Plotting code records:
"""

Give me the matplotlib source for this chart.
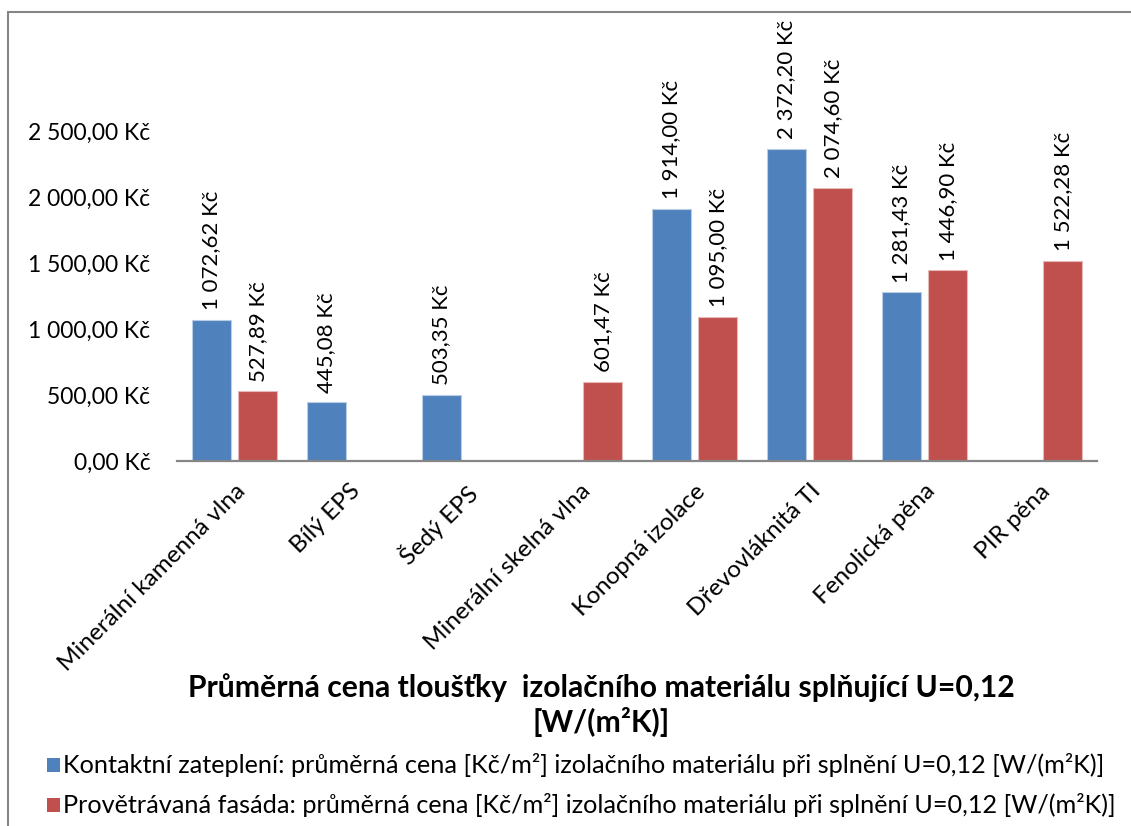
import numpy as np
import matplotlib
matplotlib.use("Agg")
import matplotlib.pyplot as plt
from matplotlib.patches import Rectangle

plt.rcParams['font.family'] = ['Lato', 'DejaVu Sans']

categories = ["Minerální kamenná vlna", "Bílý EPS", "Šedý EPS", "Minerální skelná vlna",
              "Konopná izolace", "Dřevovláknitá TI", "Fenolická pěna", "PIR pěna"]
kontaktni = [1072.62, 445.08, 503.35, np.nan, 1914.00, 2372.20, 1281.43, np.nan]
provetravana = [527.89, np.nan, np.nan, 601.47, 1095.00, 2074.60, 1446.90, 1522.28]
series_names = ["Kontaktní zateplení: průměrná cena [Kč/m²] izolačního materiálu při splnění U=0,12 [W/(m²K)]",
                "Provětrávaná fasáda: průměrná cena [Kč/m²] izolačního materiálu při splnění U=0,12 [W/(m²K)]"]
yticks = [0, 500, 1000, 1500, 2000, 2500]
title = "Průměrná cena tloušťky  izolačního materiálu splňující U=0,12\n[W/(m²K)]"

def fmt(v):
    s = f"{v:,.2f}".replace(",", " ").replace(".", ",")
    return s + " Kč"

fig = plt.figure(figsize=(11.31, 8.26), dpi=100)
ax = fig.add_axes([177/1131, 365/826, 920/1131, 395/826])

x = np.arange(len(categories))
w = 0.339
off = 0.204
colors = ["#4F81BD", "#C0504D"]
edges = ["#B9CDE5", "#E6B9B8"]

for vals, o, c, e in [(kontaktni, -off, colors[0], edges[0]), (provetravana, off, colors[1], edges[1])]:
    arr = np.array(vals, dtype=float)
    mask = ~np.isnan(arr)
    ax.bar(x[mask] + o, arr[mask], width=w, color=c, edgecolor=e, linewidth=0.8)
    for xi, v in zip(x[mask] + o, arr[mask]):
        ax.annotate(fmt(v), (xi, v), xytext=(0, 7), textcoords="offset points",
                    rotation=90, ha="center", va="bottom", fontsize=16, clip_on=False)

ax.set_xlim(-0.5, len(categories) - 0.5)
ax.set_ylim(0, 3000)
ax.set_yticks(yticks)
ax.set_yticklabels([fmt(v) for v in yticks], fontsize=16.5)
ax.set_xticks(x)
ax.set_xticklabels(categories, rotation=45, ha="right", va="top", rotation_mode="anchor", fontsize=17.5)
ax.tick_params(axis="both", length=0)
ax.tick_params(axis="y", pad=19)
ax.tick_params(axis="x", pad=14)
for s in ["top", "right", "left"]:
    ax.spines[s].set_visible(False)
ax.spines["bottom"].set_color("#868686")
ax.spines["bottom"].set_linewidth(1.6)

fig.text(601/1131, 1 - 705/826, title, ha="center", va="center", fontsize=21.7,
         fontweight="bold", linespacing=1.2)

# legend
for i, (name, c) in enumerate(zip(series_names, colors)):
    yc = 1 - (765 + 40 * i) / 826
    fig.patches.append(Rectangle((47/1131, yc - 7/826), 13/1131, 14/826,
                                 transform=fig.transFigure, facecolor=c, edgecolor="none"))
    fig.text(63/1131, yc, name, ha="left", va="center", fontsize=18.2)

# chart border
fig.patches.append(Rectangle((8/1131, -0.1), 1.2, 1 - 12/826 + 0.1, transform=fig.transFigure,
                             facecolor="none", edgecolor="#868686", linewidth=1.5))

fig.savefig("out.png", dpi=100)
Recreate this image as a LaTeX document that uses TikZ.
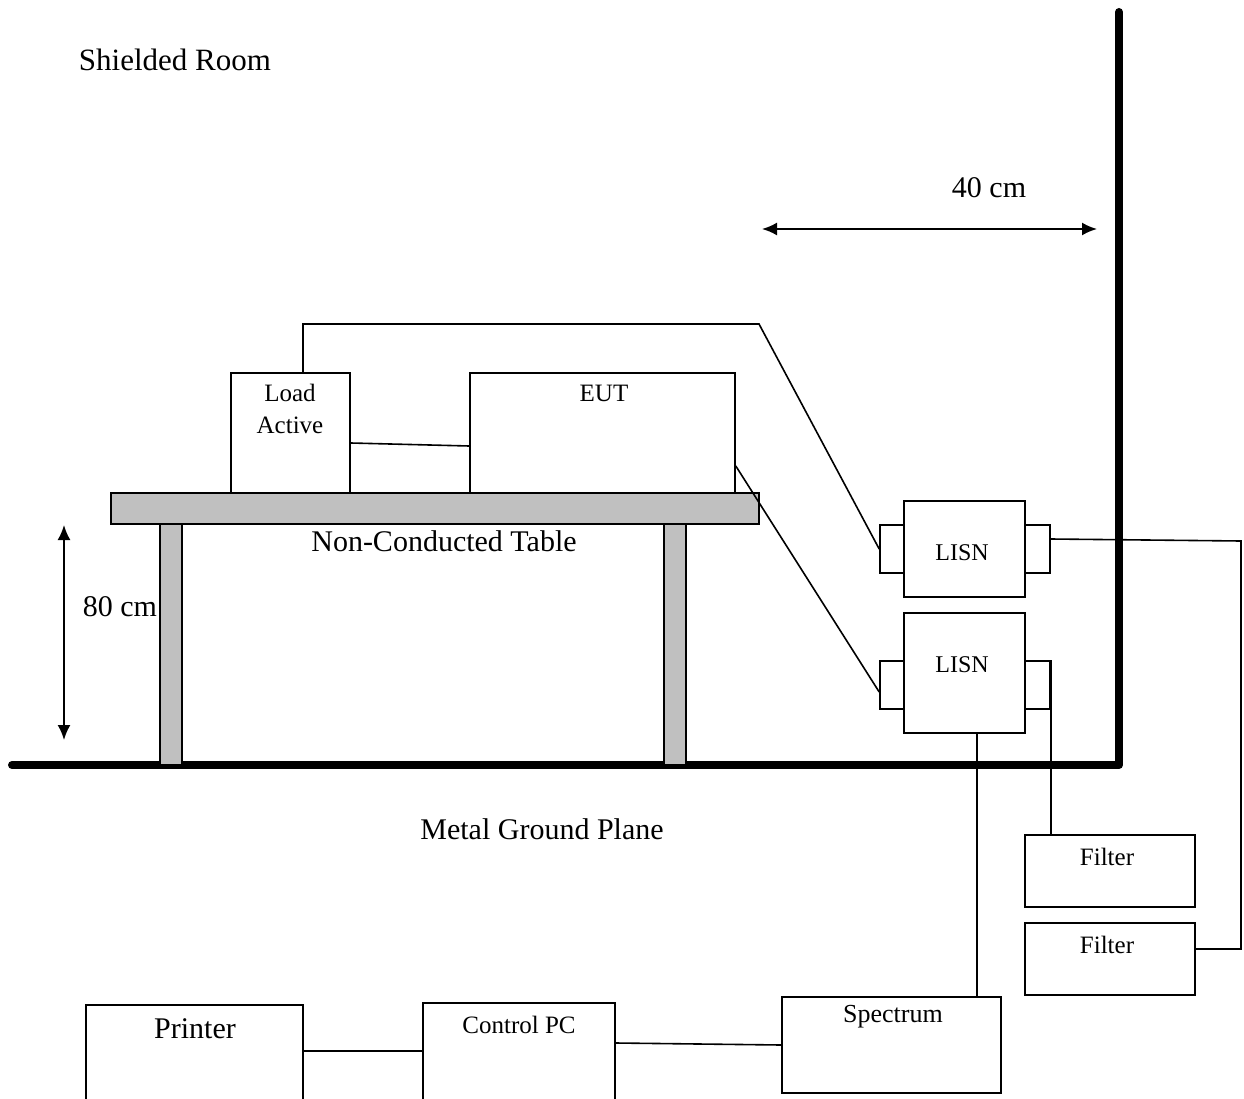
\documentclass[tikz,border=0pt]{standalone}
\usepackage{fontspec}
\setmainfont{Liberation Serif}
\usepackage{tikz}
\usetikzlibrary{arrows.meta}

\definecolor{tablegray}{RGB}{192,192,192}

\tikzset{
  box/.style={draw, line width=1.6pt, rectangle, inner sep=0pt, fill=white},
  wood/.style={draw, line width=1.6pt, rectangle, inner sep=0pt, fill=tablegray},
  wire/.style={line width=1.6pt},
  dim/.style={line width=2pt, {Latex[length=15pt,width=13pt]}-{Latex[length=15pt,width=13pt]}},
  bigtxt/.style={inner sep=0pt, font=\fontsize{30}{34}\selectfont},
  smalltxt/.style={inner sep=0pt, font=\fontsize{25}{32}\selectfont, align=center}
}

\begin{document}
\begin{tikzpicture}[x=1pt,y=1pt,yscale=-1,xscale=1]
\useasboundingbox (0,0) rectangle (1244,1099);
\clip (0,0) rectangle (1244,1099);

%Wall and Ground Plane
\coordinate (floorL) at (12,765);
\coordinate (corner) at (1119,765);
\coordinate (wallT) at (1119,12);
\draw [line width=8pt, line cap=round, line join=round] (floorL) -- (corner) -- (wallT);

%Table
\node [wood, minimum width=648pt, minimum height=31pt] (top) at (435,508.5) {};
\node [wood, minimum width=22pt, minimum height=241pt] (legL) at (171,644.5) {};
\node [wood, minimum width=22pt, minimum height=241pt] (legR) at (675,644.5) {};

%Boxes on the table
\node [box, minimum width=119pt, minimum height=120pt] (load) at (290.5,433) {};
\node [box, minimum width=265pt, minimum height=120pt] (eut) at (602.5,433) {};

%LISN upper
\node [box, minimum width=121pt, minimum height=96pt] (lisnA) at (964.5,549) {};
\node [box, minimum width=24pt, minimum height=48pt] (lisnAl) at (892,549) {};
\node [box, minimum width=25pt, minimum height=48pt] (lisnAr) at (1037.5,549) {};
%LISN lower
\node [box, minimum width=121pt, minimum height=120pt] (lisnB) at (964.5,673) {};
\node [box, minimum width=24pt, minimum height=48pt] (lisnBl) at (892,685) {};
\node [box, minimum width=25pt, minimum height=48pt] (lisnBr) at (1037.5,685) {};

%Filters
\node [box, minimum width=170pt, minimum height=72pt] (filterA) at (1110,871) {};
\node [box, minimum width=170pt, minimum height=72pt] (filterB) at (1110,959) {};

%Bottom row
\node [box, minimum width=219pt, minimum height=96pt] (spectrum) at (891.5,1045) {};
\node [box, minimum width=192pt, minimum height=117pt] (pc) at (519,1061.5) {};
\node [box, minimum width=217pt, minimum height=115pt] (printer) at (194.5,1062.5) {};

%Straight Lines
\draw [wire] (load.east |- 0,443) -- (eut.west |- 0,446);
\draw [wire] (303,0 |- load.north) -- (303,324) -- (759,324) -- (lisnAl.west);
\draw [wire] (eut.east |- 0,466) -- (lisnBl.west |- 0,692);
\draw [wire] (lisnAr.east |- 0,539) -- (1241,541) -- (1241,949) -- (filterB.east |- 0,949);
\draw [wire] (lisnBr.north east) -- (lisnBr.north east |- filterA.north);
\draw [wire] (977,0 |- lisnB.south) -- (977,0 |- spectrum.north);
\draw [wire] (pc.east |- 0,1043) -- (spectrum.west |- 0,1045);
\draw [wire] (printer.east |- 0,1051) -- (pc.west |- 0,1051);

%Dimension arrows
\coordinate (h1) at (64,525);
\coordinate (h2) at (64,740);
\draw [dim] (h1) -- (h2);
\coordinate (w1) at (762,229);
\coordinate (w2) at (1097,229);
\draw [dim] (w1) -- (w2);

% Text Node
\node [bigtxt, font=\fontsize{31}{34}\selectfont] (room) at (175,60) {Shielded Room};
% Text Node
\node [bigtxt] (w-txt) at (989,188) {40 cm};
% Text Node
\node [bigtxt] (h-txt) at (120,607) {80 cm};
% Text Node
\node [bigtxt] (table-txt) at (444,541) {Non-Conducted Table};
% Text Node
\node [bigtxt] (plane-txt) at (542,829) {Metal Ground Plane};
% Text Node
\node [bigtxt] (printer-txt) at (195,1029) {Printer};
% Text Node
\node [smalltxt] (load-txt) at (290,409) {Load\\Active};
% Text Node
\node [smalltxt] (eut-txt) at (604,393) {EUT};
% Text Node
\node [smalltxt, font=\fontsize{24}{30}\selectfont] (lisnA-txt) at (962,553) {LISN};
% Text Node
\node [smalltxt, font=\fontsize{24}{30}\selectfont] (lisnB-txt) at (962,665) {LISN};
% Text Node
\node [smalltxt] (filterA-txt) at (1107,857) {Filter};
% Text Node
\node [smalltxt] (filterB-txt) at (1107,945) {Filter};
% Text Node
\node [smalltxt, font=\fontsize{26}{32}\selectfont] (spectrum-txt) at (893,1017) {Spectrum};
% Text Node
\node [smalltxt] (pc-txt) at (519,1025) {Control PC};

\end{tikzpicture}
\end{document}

"""

■ **WHAT TO DO**
Set down word for word the lines from the first entry through the line with "ax = fig.add_axes([177/1131, 365/826, 920/1131, 395/826])", both included, omitting pictures.

■ **FULL ANSWER**
Give me the matplotlib source for this chart.
import numpy as np
import matplotlib
matplotlib.use("Agg")
import matplotlib.pyplot as plt
from matplotlib.patches import Rectangle

plt.rcParams['font.family'] = ['Lato', 'DejaVu Sans']

categories = ["Minerální kamenná vlna", "Bílý EPS", "Šedý EPS", "Minerální skelná vlna",
              "Konopná izolace", "Dřevovláknitá TI", "Fenolická pěna", "PIR pěna"]
kontaktni = [1072.62, 445.08, 503.35, np.nan, 1914.00, 2372.20, 1281.43, np.nan]
provetravana = [527.89, np.nan, np.nan, 601.47, 1095.00, 2074.60, 1446.90, 1522.28]
series_names = ["Kontaktní zateplení: průměrná cena [Kč/m²] izolačního materiálu při splnění U=0,12 [W/(m²K)]",
                "Provětrávaná fasáda: průměrná cena [Kč/m²] izolačního materiálu při splnění U=0,12 [W/(m²K)]"]
yticks = [0, 500, 1000, 1500, 2000, 2500]
title = "Průměrná cena tloušťky  izolačního materiálu splňující U=0,12\n[W/(m²K)]"

def fmt(v):
    s = f"{v:,.2f}".replace(",", " ").replace(".", ",")
    return s + " Kč"

fig = plt.figure(figsize=(11.31, 8.26), dpi=100)
ax = fig.add_axes([177/1131, 365/826, 920/1131, 395/826])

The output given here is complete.